* [Written problem] Please reproduce the lines of the records below from the one holding "Recreate this image" through the one holding "import matplotlib.pyplot as plt", inclusive, skipping all pictures.

[BEGIN Raw records]

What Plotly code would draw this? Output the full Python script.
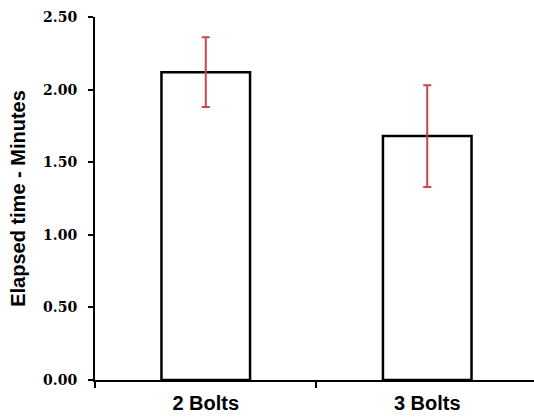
import plotly.graph_objects as go

categories = ["2 Bolts", "3 Bolts"]
mean_minutes = [2.12, 1.68]
error_minutes = [0.24, 0.35]
y_ticks = [0.0, 0.5, 1.0, 1.5, 2.0, 2.5]
y_tick_labels = ["0.00", "0.50", "1.00", "1.50", "2.00", "2.50"]

fig = go.Figure()
fig.add_trace(go.Bar(
    x=categories,
    y=mean_minutes,
    width=0.4,
    marker=dict(color="white", line=dict(color="black", width=2.5)),
    error_y=dict(type="data", array=error_minutes, visible=True,
                 color="#c9474b", thickness=2, width=4),
))

fig.update_layout(
    width=534, height=419,
    margin=dict(l=95, r=0, t=17, b=39),
    paper_bgcolor="white", plot_bgcolor="white",
    showlegend=False,
    xaxis=dict(
        type="category",
        range=[-0.5, 1.482],
        automargin=False,
        showline=True, linecolor="black", linewidth=2,
        ticks="outside", tickson="boundaries", ticklen=6, tickwidth=2, tickcolor="black",
        tickfont=dict(family="Liberation Sans, Arial", size=20, color="black", weight="bold"),
        ticklabelstandoff=4,
        showgrid=False, zeroline=False,
    ),
    yaxis=dict(
        range=[0, 2.5],
        automargin=False,
        tickvals=y_ticks, ticktext=y_tick_labels,
        showline=True, linecolor="black", linewidth=2,
        ticks="outside", ticklen=5, tickwidth=2, tickcolor="black",
        tickfont=dict(family="DejaVu Serif", size=14, color="black", weight="bold"),
        ticklabelstandoff=8,
        showgrid=False, zeroline=False,
        title=dict(text="Elapsed time - Minutes", standoff=12,
                   font=dict(family="Liberation Sans, Arial", size=20, color="black", weight="bold")),
    ),
)

fig.write_html("out.html", config={"displayModeBar": False},
               post_script="document.body.style.margin='0';")
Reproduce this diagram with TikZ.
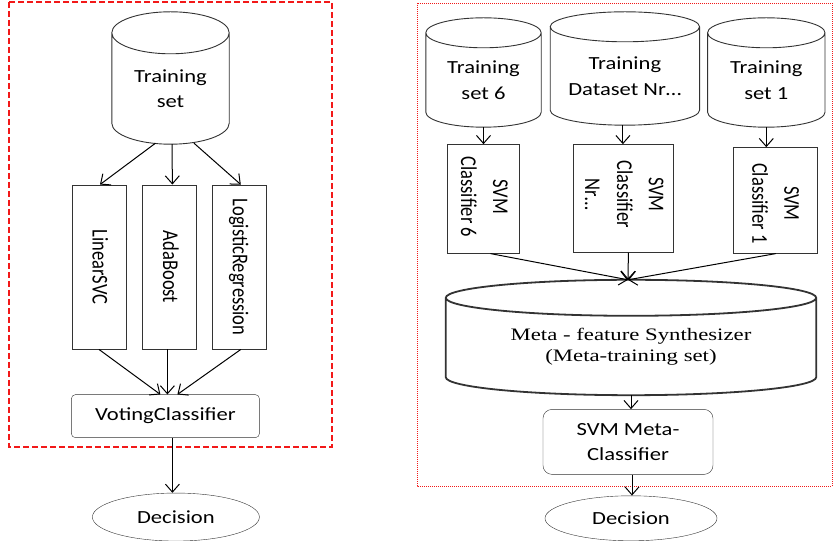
\documentclass[tikz,border=0pt]{standalone}
\usepackage{fontspec}
\usepackage{graphicx}
\setmainfont{Carlito}[FakeStretch=1.22]
\newfontfamily\vfont{Carlito}
\newfontfamily\metafont{Liberation Serif}[FakeStretch=1.3]
\usetikzlibrary{arrows.meta, positioning, calc, shapes.geometric}
\definecolor{FrameRed}{rgb}{0.95, 0.1, 0.1}
\definecolor{LineGray}{rgb}{0.2, 0.2, 0.2}
% hochkant gesetzter Text, quer gestreckt wie im Original
\newcommand{\vtxt}[1]{\scalebox{1}[1.22]{\begin{tabular}{@{}c@{}}#1\end{tabular}}}

\begin{document}
\begin{tikzpicture}[
    x=1pt, y=1pt,
    font=\fontsize{18.5pt}{25.5pt}\selectfont,
    cyl/.style={align=center, inner sep=0pt},
    vbox/.style={draw=LineGray, inner sep=0pt},
    vlbl/.style={rotate=-90, inner sep=0pt, font=\vfont\fontsize{18.5pt}{26.2pt}\selectfont},
    rbox/.style={draw=LineGray, rounded corners=5pt, align=center, inner sep=0pt},
    outcome/.style={draw=LineGray, ellipse, inner sep=0pt},
    flow/.style={-{Straight Barb[length=8pt, width=14pt]}, line width=1pt, black},
]
\useasboundingbox (0,0) rectangle (833,541);

% linker Teil: Voting
\node[cyl, minimum width=117pt, minimum height=111pt] (ts) at (170.5,452.5) {Training\\set};
\node[vbox, minimum width=54pt, minimum height=164.5pt,
      label={[vlbl]center:\vtxt{LinearSVC}}] (lsvc) at (99,274) {};
\node[vbox, minimum width=54pt, minimum height=164.5pt, right=16pt of lsvc,
      label={[vlbl]center:\vtxt{AdaBoost}}] (ada) {};
\node[vbox, minimum width=54pt, minimum height=164.5pt, right=15.5pt of ada,
      label={[vlbl]center:\vtxt{LogisticRegression}}] (logreg) {};
\node[rbox, rounded corners=4pt, minimum width=188pt, minimum height=43pt,
      below=45pt of ada, xshift=-4pt] (vote) {VotingClassifier};
\node[outcome, minimum width=167pt, minimum height=48pt,
      below=55pt of vote, xshift=10.5pt] (dec1) {Decision};

% rechter Teil: Stacking
\node[cyl, minimum width=115pt, minimum height=94pt] (ts6) at (483.5,461) {Training\\set 6};
\node[cyl, minimum width=149pt, minimum height=98pt, right=9pt of ts6, yshift=4pt]
    (tsn) {Training\\Dataset Nr\ldots};
\node[cyl, minimum width=117pt, minimum height=94pt, right=8pt of tsn, yshift=-4pt]
    (ts1) {Training\\set 1};
\node[vbox, minimum width=72pt, minimum height=109pt, below=17pt of ts6,
      label={[vlbl, xshift=-2pt]center:{\vtxt{SVM\\Classifier 6}}}] (svm6) {};
\node[vbox, minimum width=100pt, minimum height=108pt, below=19pt of tsn, xshift=-1.5pt,
      label={[vlbl, xshift=-4pt]center:{\vtxt{SVM\\Classifier\\Nr\ldots}}}] (svmn) {};
\node[vbox, minimum width=84pt, minimum height=106pt, below=20pt of ts1, xshift=8.5pt,
      label={[vlbl, xshift=3pt]center:{\vtxt{SVM\\Classifier 1}}}] (svm1) {};
\node[cyl, minimum width=370pt, minimum height=97pt,
      font=\metafont\fontsize{17.5pt}{21pt}\selectfont] (meta) at (631,194.5)
    {Meta - feature Synthesizer\\(Meta-training set)};
\node[rbox, rounded corners=9pt, minimum width=170pt, minimum height=65pt,
      below=14pt of meta, xshift=-3pt] (svmmeta) {SVM Meta-\\Classifier};
\node[outcome, minimum width=172pt, minimum height=45pt,
      below=21pt of svmmeta, xshift=3pt] (dec2) {Decision};

% Zylinder
\foreach \cname/\cry/\clw in {ts/21/0.9pt, ts6/15/0.9pt, tsn/15/0.9pt, ts1/15/0.9pt, meta/18/1.8pt}
  \draw[LineGray, line width=\clw]
    let \p1=(\cname.north west), \p2=(\cname.south east), \n1={(\x2-\x1)/2} in
    (\x1,\y1) -- (\x1,\y2+\cry pt)
    arc[start angle=180, end angle=360, x radius=\n1, y radius=\cry pt] -- (\x2,\y1)
    arc[start angle=0, end angle=360, x radius=\n1, y radius=\cry pt];
\coordinate (mtop) at ([yshift=18pt]meta.north);

% Rahmen
\draw[FrameRed, line width=1.4pt, dash pattern=on 6pt off 3pt] (9,539) rectangle (332,94);
\draw[FrameRed, line width=0.8pt, dash pattern=on 1pt off 1pt] (417,538) rectangle (832,55);

% Pfeile links
\draw[flow] ([xshift=-15pt, yshift=1pt]ts.south) -- ([xshift=1pt]lsvc.north);
\draw[flow] ([xshift=1.5pt]ts.south) -- ([xshift=3pt]ada.north);
\draw[flow] ([xshift=23.5pt, yshift=1pt]ts.south) -- ([xshift=1.5pt]logreg.north);
\draw[flow] (lsvc.south) -- ([xshift=-5pt]vote.north);
\draw[flow] ([xshift=-2pt]ada.south) -- ([xshift=2pt]vote.north);
\draw[flow] ([xshift=1.5pt]logreg.south) -- ([xshift=12pt]vote.north);
\draw[flow] ([xshift=7pt]vote.south) -- ([xshift=-3.5pt]dec1.north);

% Pfeile rechts
\draw[flow] (ts6.south) -- (ts6.south |- svm6.north);
\draw[flow] ([xshift=-2pt]tsn.south) -- ([xshift=-2pt]tsn.south |- svmn.north);
\draw[flow] (ts1.south) -- (ts1.south |- svm1.north);
\foreach \a/\s in {svm6/7pt, svmn/5pt, svm1/1pt}
  \draw[flow] ([xshift=\s]\a.south) -- ([xshift=-3pt]mtop);
\draw[flow] (meta.south) -- (meta.south |- svmmeta.north);
\draw[flow] ([xshift=4pt]svmmeta.south) -- ([xshift=1pt]dec2.north);

\end{tikzpicture}
\end{document}
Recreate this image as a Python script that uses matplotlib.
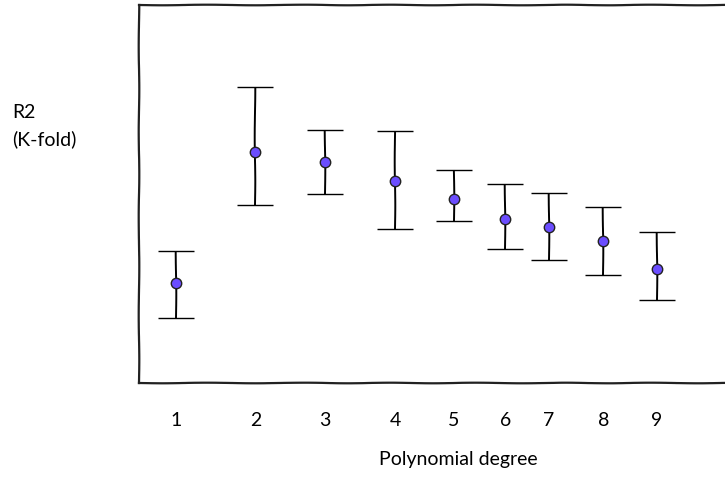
import numpy as np
import matplotlib.pyplot as plt

# 多项式阶数与 K 折 R2（数值按图片像素估读，纵轴无刻度，单位任意）
degrees = ['1', '2', '3', '4', '5', '6', '7', '8', '9']
x_pos = [1.0, 2.10, 3.07, 4.04, 4.85, 5.57, 6.17, 6.93, 7.67]
r2_mean = [0.265, 0.611, 0.585, 0.534, 0.487, 0.434, 0.413, 0.376, 0.302]
r2_upper = [0.349, 0.783, 0.669, 0.667, 0.563, 0.526, 0.503, 0.466, 0.399]
r2_lower = [0.172, 0.471, 0.500, 0.407, 0.429, 0.354, 0.325, 0.286, 0.220]


def main():
    mean = np.array(r2_mean)
    yerr = [mean - np.array(r2_lower), np.array(r2_upper) - mean]

    with plt.xkcd(scale=0.3, length=100, randomness=2):
        plt.rcParams['font.family'] = ['Lato', 'DejaVu Sans']
        plt.rcParams['path.effects'] = []

        fig = plt.figure(figsize=(7.25, 4.78), dpi=100)
        # 右侧边框超出画布
        ax = fig.add_axes([139 / 725, 95 / 478, 610 / 725, 378 / 478])

        ax.errorbar(x_pos, mean, yerr=yerr, fmt='o', color='black',
                    ecolor='black', elinewidth=1.4, capsize=13, capthick=1.4,
                    markersize=7.5, markerfacecolor='#6b4dff',
                    markeredgecolor='#222222', markeredgewidth=1.0)

        ax.set_xlim(0.486, 8.95)
        ax.set_ylim(0, 1)
        ax.set_xticks(x_pos)
        ax.set_xticklabels(degrees, fontsize=14)
        ax.set_yticks([])
        ax.tick_params(axis='x', length=0, pad=21)

        for side in ['left', 'top', 'bottom', 'right']:
            ax.spines[side].set_linewidth(1.6)
            ax.spines[side].set_color('#222222')

        ax.set_xlabel('Polynomial degree', fontsize=14)
        ax.xaxis.set_label_coords((458 - 139) / 610, -0.18)

        fig.text(12 / 725, 1 - 126 / 478, 'R2\n(K-fold)', fontsize=14,
                 va='center', ha='left', linespacing=1.6)

        fig.savefig('out.png', dpi=100)


if __name__ == "__main__":
    main()
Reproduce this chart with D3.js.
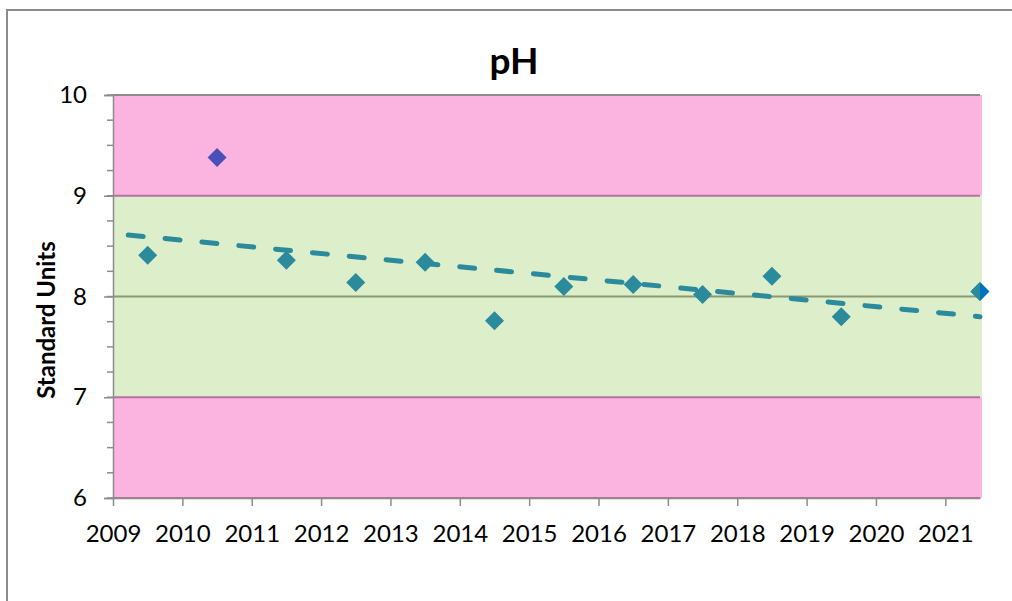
<!DOCTYPE html>
<meta charset="utf-8">
<style>
 body { margin: 0; background: #fff; }
 svg { display: block; font-family: Lato, "Open Sans", sans-serif; }
 .tick text { font-size: 24px; fill: #000; }
</style>
<body>
<script src="https://cdn.jsdelivr.net/npm/d3@7"></script>
<script>

 // pH readings, plotted mid-year
 var years = [2009.5, 2010.5, 2011.5, 2012.5, 2013.5, 2014.5, 2015.5, 2016.5, 2017.5, 2018.5, 2019.5, 2021.5];
 var phValues = [8.41, 9.38, 8.36, 8.14, 8.34, 7.76, 8.10, 8.12, 8.02, 8.20, 7.80, 8.05];
 // which points are out of range (drawn in another colour)
 var outliers = [false, true, false, false, false, false, false, false, false, false, false, false];

 // latest reading (drawn again as its own series)
 var latestYear = [2021.5];
 var latestValue = [8.05];

 // trend line ends
 var trendYears = [2009.22, 2021.5];
 var trendValues = [8.61, 7.80];

 // background bands
 var bandLow = [9, 7, 6];
 var bandHigh = [10, 9, 7];
 var bandKind = ["out", "ok", "out"];

 var xTicks = d3.range(2009, 2022);
 var yTicks = [6, 7, 8, 9, 10];

 var W = 1012, H = 601;
 var margin = {top: 95, right: 32, bottom: 103, left: 113};

 var svg = d3.select("body").append("svg")
     .attr("width", W)
     .attr("height", H);

 // outer chart frame, it runs off the right and bottom of the picture
 svg.append("rect")
    .attr("x", 7).attr("y", 10)
    .attr("width", W + 20).attr("height", H + 20)
    .attr("fill", "#fff")
    .attr("stroke", "#8c8c8c")
    .attr("stroke-width", 2);

 var x = d3.scaleLinear()
           .domain([2009, 2021.5])
           .range([margin.left, W - margin.right]);

 var y = d3.scaleLinear()
           .domain([6, 10])
           .range([H - margin.bottom, margin.top]);

 svg.append("defs").append("clipPath")
    .attr("id", "plot")
    .append("rect")
    .attr("x", x.range()[0]).attr("y", y.range()[1])
    .attr("width", x.range()[1] - x.range()[0])
    .attr("height", y.range()[0] - y.range()[1]);

 var bands = bandLow.map(function(d, i) { return {lo: d, hi: bandHigh[i], kind: bandKind[i]}; });

 svg.append("g").selectAll("rect")
    .data(bands)
    .enter().append("rect")
    .attr("x", x(2009))
    .attr("width", x(2021.5) - x(2009) + 2)
    .attr("y", function(d) { return y(d.hi); })
    .attr("height", function(d) { return y(d.lo) - y(d.hi); })
    .attr("fill", function(d) { return d.kind == "out" ? "#fbb4e0" : "#ddeeca"; });

 // band edges
 svg.append("g").selectAll("line")
    .data([9, 7, 6])
    .enter().append("line")
    .attr("x1", x(2009)).attr("x2", x(2021.5))
    .attr("y1", function(d) { return y(d); })
    .attr("y2", function(d) { return y(d); })
    .attr("stroke", "#b9719f")
    .attr("stroke-width", 2);

 // gridlines at 10 and 8
 svg.append("g").selectAll("line")
    .data([10, 8])
    .enter().append("line")
    .attr("x1", x(2009)).attr("x2", x(2021.5))
    .attr("y1", function(d) { return y(d); })
    .attr("y2", function(d) { return y(d); })
    .attr("stroke", function(d) { return d == 10 ? "#8c8c8c" : "#8a9a70"; })
    .attr("stroke-width", 2);

 // y axis, major + minor ticks
 var gY = svg.append("g")
     .attr("transform", "translate(" + x(2009) + ",0)");

 gY.selectAll(".minor")
   .data(d3.range(6, 10.01, 0.25))
   .enter().append("line")
   .attr("class", "minor")
   .attr("x1", -6).attr("x2", 0)
   .attr("y1", function(d) { return y(d); })
   .attr("y2", function(d) { return y(d); })
   .attr("stroke", "#8c8c8c")
   .attr("stroke-width", 1.5);

 gY.call(d3.axisLeft(y).tickValues(yTicks).tickFormat(d3.format("d")).tickSize(9).tickPadding(17))
   .attr("font-family", null).attr("font-size", null)
   .call(function(g) {
     g.select(".domain").attr("stroke", "#8c8c8c").attr("stroke-width", 1.5);
     g.selectAll(".tick line").attr("stroke", "#8c8c8c").attr("stroke-width", 1.5);
   });

 // x axis
 svg.append("g")
    .attr("transform", "translate(0," + y(6) + ")")
    .call(d3.axisBottom(x).tickValues(xTicks).tickFormat(d3.format("d")).tickSize(8).tickSizeOuter(0))
    .attr("font-family", null).attr("font-size", null)
    .call(function(g) {
      g.select(".domain").attr("stroke", "#8c8c8c").attr("stroke-width", 1.5);
      g.selectAll(".tick line").attr("stroke", "#8c8c8c").attr("stroke-width", 1.5);
      g.selectAll(".tick text").attr("y", 44).attr("dy", 0);
    });

 var diamond = "M0,-9.5L9.5,0L0,9.5L-9.5,0Z";

 // latest reading, not clipped so it shows past the plot edge
 svg.append("g").selectAll("path")
    .data(latestYear.map(function(d, i) { return {year: d, ph: latestValue[i]}; }))
    .enter().append("path")
    .attr("d", diamond)
    .attr("transform", function(d) { return "translate(" + x(d.year) + "," + y(d.ph) + ")"; })
    .attr("fill", "#0070c0");

 // trend line
 var trend = trendYears.map(function(d, i) { return {year: d, ph: trendValues[i]}; });
 svg.append("path")
    .datum(trend)
    .attr("fill", "none")
    .attr("stroke", "#2b8a9c")
    .attr("stroke-width", 5)
    .attr("stroke-linecap", "round")
    .attr("stroke-dasharray", "15,22")
    .attr("d", d3.line()
                 .x(function(d) { return x(d.year); })
                 .y(function(d) { return y(d.ph); }));

 // the readings
 var points = years.map(function(d, i) { return {year: d, ph: phValues[i], out: outliers[i]}; });
 svg.append("g")
    .attr("clip-path", "url(#plot)")
    .selectAll("path")
    .data(points)
    .enter().append("path")
    .attr("d", diamond)
    .attr("transform", function(d) { return "translate(" + x(d.year) + "," + y(d.ph) + ")"; })
    .attr("fill", function(d) { return d.out ? "#4a50b8" : "#2b8a9c"; });

 // title
 svg.append("text")
    .attr("x", 514).attr("y", 74)
    .attr("text-anchor", "middle")
    .attr("font-size", 37)
    .attr("font-weight", "bold")
    .text("pH");

 // y axis title
 svg.append("text")
    .attr("transform", "translate(55,320) rotate(-90)")
    .attr("text-anchor", "middle")
    .attr("font-size", 24)
    .attr("font-weight", "bold")
    .text("Standard Units");

</script>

[END Raw records]

* [Output]
Recreate this image as a Python script that uses matplotlib.
import numpy as np
import matplotlib.pyplot as plt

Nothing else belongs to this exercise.